[begin Dataset entries]

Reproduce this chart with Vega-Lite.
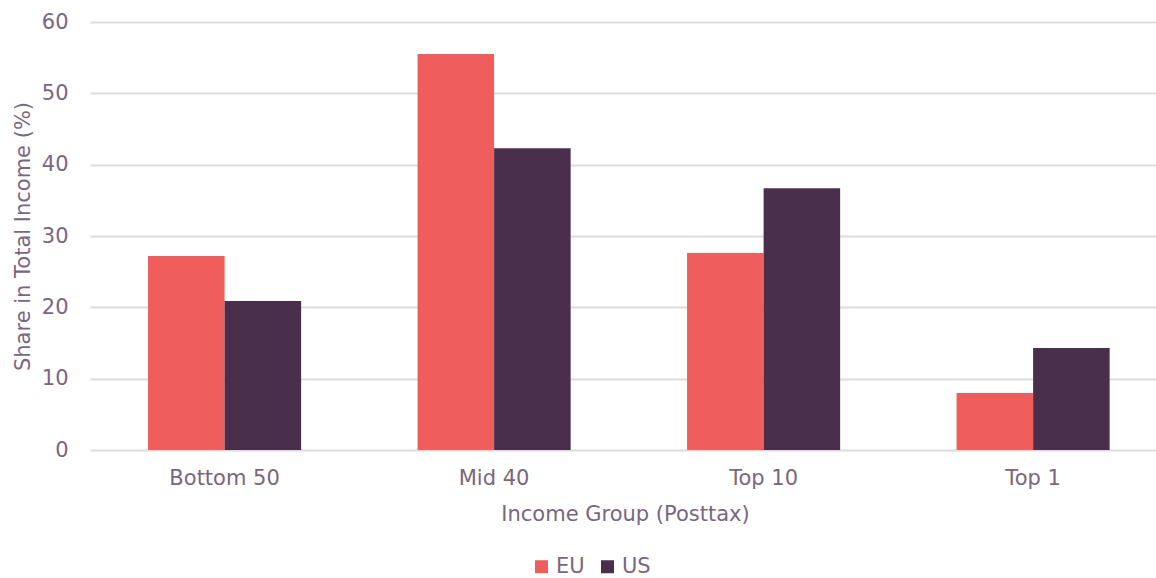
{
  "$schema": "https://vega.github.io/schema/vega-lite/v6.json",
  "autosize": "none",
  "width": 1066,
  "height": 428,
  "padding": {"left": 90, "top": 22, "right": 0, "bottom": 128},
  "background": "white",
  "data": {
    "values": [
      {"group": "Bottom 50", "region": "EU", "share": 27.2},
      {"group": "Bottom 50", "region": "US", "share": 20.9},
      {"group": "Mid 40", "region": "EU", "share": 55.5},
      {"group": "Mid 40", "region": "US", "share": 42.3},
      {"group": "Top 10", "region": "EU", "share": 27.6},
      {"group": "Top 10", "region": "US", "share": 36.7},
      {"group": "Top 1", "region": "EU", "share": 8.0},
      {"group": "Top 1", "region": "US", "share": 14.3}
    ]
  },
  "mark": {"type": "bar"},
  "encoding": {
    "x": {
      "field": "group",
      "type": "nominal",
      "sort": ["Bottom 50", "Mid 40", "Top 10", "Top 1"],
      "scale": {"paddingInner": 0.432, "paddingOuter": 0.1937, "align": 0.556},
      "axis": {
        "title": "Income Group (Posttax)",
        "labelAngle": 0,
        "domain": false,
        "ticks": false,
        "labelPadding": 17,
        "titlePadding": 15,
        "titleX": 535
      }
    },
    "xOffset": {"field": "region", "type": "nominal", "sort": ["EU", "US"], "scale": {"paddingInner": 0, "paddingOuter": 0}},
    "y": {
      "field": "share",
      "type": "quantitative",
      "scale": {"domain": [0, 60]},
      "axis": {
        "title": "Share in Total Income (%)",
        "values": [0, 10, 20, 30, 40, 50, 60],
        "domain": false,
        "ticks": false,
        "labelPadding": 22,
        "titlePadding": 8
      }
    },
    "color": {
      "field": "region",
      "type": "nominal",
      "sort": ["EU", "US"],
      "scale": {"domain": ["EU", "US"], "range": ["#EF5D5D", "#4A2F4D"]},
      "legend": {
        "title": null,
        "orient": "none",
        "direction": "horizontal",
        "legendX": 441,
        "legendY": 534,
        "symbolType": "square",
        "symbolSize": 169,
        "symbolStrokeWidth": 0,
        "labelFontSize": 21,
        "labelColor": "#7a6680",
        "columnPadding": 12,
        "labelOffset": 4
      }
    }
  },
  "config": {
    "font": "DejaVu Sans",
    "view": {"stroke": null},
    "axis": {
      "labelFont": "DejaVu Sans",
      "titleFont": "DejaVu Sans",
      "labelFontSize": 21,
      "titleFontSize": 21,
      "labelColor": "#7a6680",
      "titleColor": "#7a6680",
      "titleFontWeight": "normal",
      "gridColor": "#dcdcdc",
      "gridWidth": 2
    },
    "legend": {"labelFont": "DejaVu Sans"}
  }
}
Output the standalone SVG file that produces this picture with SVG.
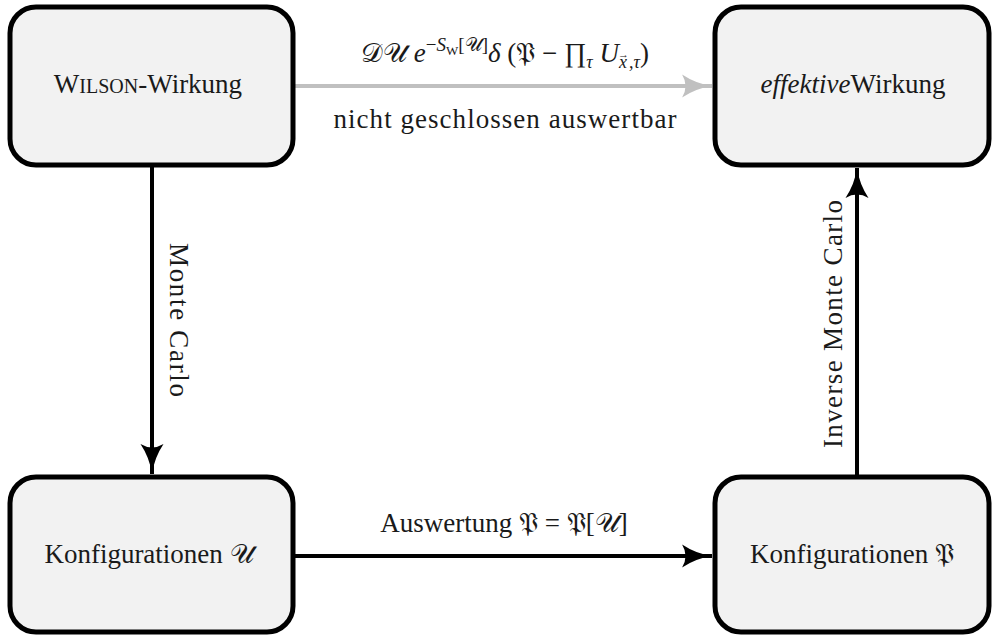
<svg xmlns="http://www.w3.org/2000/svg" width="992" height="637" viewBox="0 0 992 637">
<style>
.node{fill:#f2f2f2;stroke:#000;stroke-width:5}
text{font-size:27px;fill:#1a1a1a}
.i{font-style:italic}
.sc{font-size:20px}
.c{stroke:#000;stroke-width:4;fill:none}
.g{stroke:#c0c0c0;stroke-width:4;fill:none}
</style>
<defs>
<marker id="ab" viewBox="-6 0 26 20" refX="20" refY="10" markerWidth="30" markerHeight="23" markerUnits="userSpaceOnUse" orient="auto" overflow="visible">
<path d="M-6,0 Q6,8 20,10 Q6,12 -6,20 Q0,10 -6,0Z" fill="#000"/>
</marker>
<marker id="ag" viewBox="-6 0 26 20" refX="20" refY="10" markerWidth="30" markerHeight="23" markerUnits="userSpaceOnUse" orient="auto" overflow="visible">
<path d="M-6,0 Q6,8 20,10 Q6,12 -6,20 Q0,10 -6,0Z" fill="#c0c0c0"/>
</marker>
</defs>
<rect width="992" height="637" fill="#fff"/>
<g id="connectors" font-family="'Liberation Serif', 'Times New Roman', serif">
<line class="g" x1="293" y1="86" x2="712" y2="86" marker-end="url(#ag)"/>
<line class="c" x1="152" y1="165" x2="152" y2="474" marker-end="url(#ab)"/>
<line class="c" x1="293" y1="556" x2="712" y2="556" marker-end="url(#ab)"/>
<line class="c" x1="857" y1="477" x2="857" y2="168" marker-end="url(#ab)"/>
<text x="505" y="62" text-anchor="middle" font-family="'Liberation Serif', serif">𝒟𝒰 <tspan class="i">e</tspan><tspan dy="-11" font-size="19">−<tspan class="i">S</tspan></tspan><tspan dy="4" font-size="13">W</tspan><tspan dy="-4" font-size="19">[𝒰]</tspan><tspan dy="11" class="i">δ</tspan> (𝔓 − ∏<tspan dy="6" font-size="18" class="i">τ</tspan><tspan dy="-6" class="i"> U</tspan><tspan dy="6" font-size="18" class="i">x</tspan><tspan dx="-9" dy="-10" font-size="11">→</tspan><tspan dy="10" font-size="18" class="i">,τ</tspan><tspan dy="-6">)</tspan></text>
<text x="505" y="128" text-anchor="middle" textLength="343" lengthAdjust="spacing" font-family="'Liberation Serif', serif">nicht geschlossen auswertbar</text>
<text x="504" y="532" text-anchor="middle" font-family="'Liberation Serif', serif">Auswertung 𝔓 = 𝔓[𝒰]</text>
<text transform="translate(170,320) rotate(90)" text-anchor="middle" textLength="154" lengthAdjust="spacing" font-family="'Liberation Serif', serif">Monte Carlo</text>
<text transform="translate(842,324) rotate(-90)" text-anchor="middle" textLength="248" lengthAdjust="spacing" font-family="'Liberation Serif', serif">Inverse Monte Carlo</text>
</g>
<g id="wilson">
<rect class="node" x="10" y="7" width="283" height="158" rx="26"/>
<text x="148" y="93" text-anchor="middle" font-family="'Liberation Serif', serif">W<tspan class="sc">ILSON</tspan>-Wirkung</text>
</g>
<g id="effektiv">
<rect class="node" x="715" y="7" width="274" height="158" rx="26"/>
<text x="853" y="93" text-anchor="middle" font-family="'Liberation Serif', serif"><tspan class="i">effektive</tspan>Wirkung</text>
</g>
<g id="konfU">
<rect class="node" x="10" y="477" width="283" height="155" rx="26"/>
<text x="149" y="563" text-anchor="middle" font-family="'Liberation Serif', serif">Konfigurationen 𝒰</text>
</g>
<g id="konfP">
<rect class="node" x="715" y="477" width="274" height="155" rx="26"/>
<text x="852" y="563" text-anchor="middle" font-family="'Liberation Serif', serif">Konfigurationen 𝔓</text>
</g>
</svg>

[end Dataset entries]

_What is expected_. Scan the data for the word "with" and copy every line where it shows up.

_Response_.
Reproduce this chart with Vega-Lite.
Output the standalone SVG file that produces this picture with SVG.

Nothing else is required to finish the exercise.